About a year ago today, I wrote a trial column about my love of ingredients, cooking, and culinary exploration in Boston. I’ve been a columnist for eight issues now, a full volume, and at the risk of sounding trite, this gig has turned into far more than I anticipated. It’s gotten me to cook more than I did before the column. I’m no fraud; I’ve actually made everything I’ve mentioned in my columns. It’s turned the lovely Jiho Lee from merely an editor into a friend, Snapstreak, and occasional free-block companion. Lastly, it has helped me maintain my excitement for food and share it with others. I’ve cooked for my friends and hosted a dinner party in December. Now, I regularly cook with my brother, and I occasionally help my mom out in the kitchen.
It seems only right to end this column on a meal that will always be near and dear to me—pizza, one of the only meals designed to be sliced up and shared. Unlike other slice-and-serve meals, like cakes, there has never been a successful mini-version of a pizza. Cakes, for example, can become solo cupcakes. But pizza is meant to be passed around a table.
Homemade pizza is one of the few staples in my family’s meal repertoire that I have yet to tire of. Every Friday night in the Lyman household, garlic is roasted, onions are caramelized, sausages are cooked, and dough is tossed by my father, a proud former Domino’s employee. Returning home on a Friday afternoon to the sharp, salty, and hot air of our kitchen blasting into my face is always a welcome and familiar sensation.
Between the ages of 8 and 14, I was a competitive swimmer with night practices on Fridays in the winter. After a grueling three-hour practice, I’d sit outside the pool, hair freezing, as I waited for my dad’s big blue Subaru to pull up. We’d drive home, the car reeking of chlorine, and I’d be so hungry. I’d step into my family’s ugly, old kitchen with its plastic countertops and green cabinets. The place would smell like a restaurant: good cheese, delicious, high-quality tomato sauce, crackling garlic, olive oil, and mushrooms. The warmth of the kitchen, the steamy oven, and warm, melty cheese pulled the chill out of the air.
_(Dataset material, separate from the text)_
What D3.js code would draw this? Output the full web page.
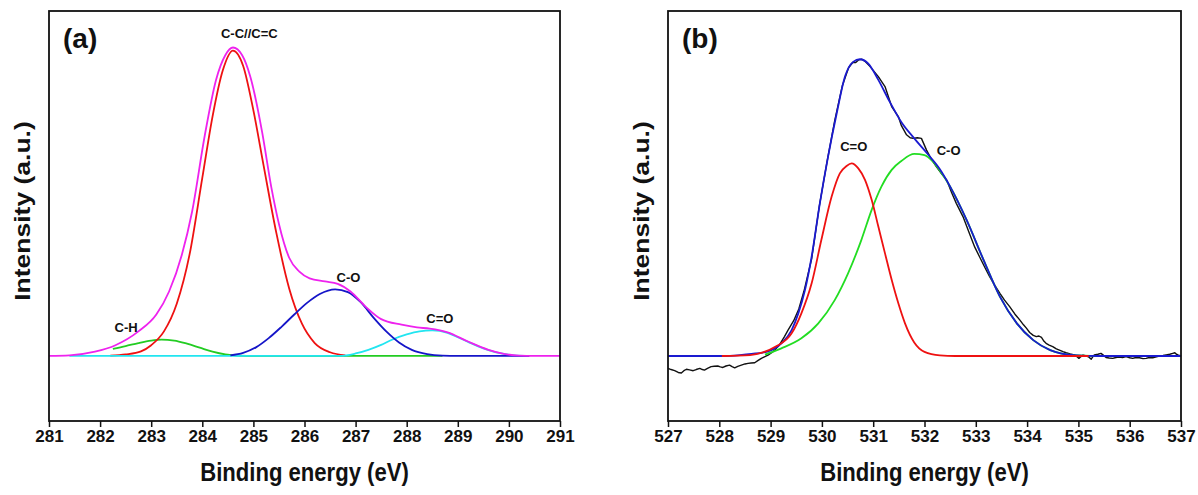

Freshman year, during that horrible, triggering, record-breaking winter, my family decided to redo the ugly, old kitchen. We gutted the room to insulate the ancient walls. We had a huge dumpster in front of our house, the fridge and microwave were in the living room, and everything else was packed away or thrown out. The first four days were sort of fun; we learned all sorts of microwave recipes for things like cakes and scrambled eggs, and we learned all the possible ways to use packets of ramen.
Then the snow started, filling up the dumpster and making it impossible for the construction workers to get to our house. With no means of cooking, it seemed like Friday-night pizza would have to wait. We persevered, ordering Domino’s occasionally—that garlic crust really is something—or making flatbread, bagel, and English muffin pizzas in a toaster. But it wasn’t the same.
Weeks behind schedule, the new kitchen was finished. The kitchen now featured a smooth black granite countertop, a 100 percent functional oven with convection bake, and a huge stainless steel fridge with a drawer specifically designed for cheese. The first meal we cooked in our new kitchen was, you guessed it, pizza.
The kitchen is beautiful. It’s the focal point of our first floor, and my mother shocked us with her keen eye for color. Our cream-colored walls were expertly matched with a bright, tomato-red, and the black granite is striking with the white cabinets. She pulled out all of the stops with things like matching hardware to the appliances. However, it couldn’t replace the memories of the old one. The old kitchen had the wall where my brother’s and my heights were carefully recorded each year, the old stove had tractor and alphabet magnets from when we were little, and the fridge was encrusted with ancient school pictures.
I don’t miss the old kitchen; it was time to move on. But this new kitchen needed some life—it needed to be cooked in. Two 17-year olds and professional parents have a hard time sitting down with one another, but just about every Friday, we still gather in our beautiful kitchen to toss dough, drip sauce, melt cheese, and get flour everywhere.
I know that wherever I end up next year, I’ll likely be eating at dining halls, in restaurants, or out of microwaves again. However, when I come home, Friday night pizza in our beautiful kitchen will always be there for me.